PALO ALTO, Calif. – Victory! After a three-night sleep-out in front of the Stanford University president’s office, over 100 students joined campus workers at midnight May 31 to celebrate huge gains won by employees of Bon Appetit, an outside company that owns restaurants in the campus student union.

More than 60 Stanford students had camped out each night, calling on the university’s administration to “wake up” to the reality that workers can’t survive in Silicon Valley on $8.50 an hour. With the slogan “Equal Pay for Equal Work,” students supported the workers’ demand for parity in wages and benefits with dining hall workers directly hired by Stanford. Bon Appetit workers and dining hall workers are both represented by Service Employees International Union (SEIU) Local 715.
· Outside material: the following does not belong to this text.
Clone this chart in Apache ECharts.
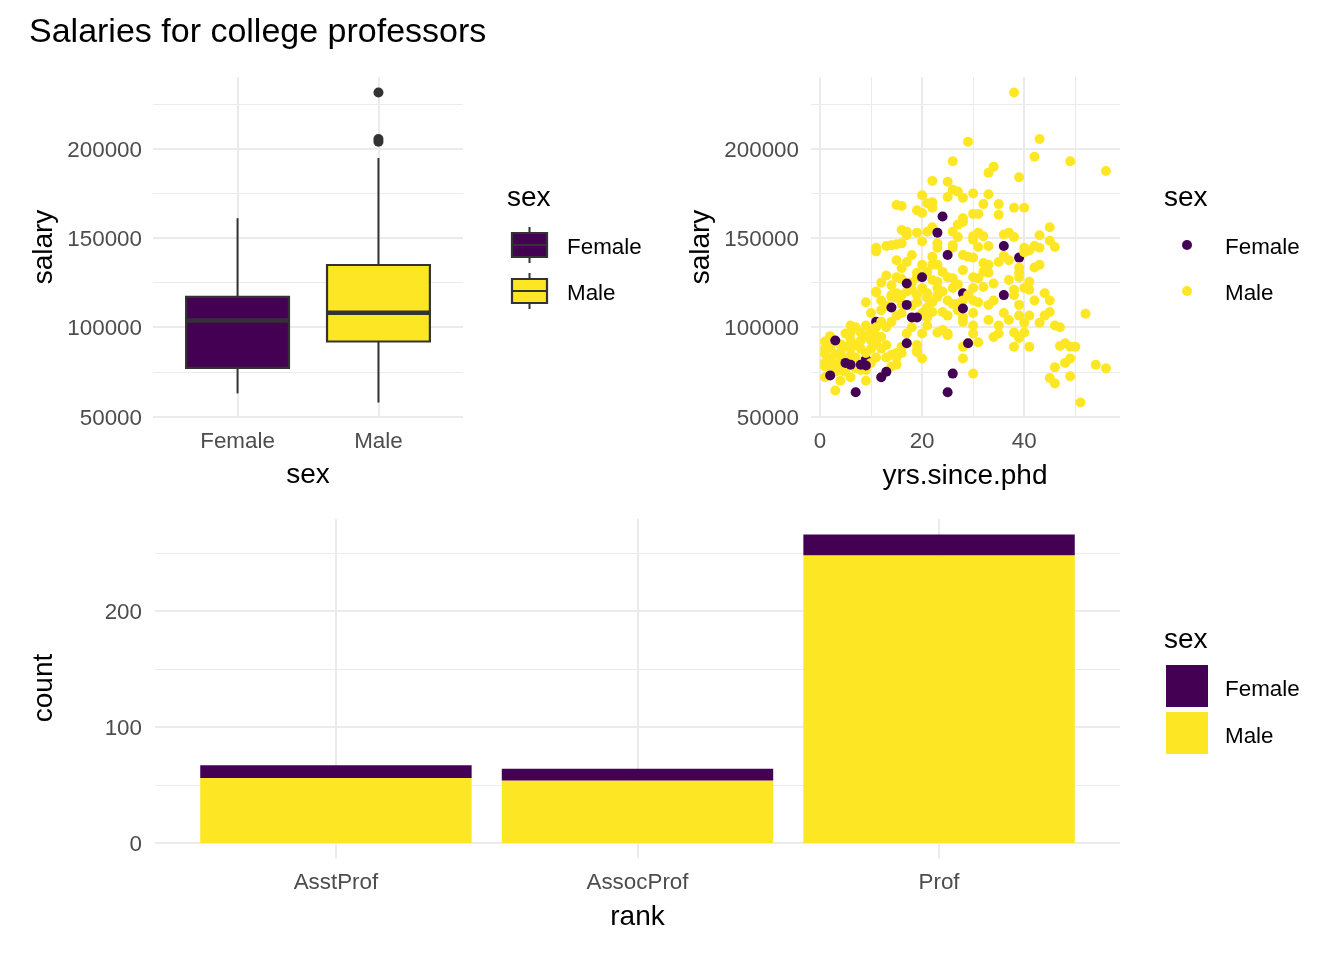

“On all of the important issues, we won. We have health insurance and a wage parity,” said Maria Estela Diaz, a Bon Appetit worker at the Graduate School of Business. “The good thing about us winning is that we can make sure everyone comes out of poverty. We also won an extra personal day off.”

The victory did not come easily. When Bon Appetit opened negotiations by proposing a 25-cent raise, the majority of the 50 Bon Appetit workers pledged to strike. In response, Bon Appetit threatened to fire any worker who went on strike.

Delegations of Stanford workers from other worksites delivered petitions to Stanford President John Hennessy in the days before the sleep-out. During the sleep-out, students arranged for music and spoken-word groups to perform every evening and worked with Local 715 to organize a candlelight vigil at Hennessy’s home and a joint worker-student rally.

Eventually the tent-city spectacle forced the Stanford administration to meet with the Bon Appetit management. At midnight before the contract expired, the negotiations team announced the victory to a crowd of 100 students still camped out in front of the president’s office. After jubilant speeches by workers and students, the Stanford mariachi band kicked off a victory party that lasted until early morning.

Student and union organizers believe the Bon Appetit victory will set an important precedent for student-labor campaigns on college campuses. Bon Appetit workers are only one of many groups of subcontracted workers who perform the same jobs as directly hired Stanford employees but earn far less in wages and benefits. While directly hired Stanford workers receive free health coverage from the university, many Bon Appetit workers have depended on federal health care programs because their employee plans were unaffordable.

In the last few decades, Stanford has come to depend more and more on hiring outside companies to provide cheaper janitorial and food services for the university. These outside companies often undercut the higher wage and benefit standards on campus and divide the workforce, making it harder for workers to organize. By subcontracting their services, universities all over the country cut costs on the backs of the lowest paid workers and conveniently dodge the responsibility of being a good employer.

Students in the Stanford Labor Action Coalition are working closely with SEIU Local 715, as well as a coalition of student groups like the Stanford NAACP, Movimiento Estudiantil Chicano de Aztlan (MEChA) and Students for Environmental Action, to make the Bon Appetit campaign part of a larger campaign for a Code of Conduct that would regulate the practices of subcontractors, create a campus living wage, and prevent Stanford or other companies from interfering when workers try to unionize.

Danielle Mahones, an organizer for Local 715, commented after the victory, “I am very, very happy. I want to thank all of the students who supported us throughout the campaign. Without their work, we wouldn’t be able to accomplish all of this.”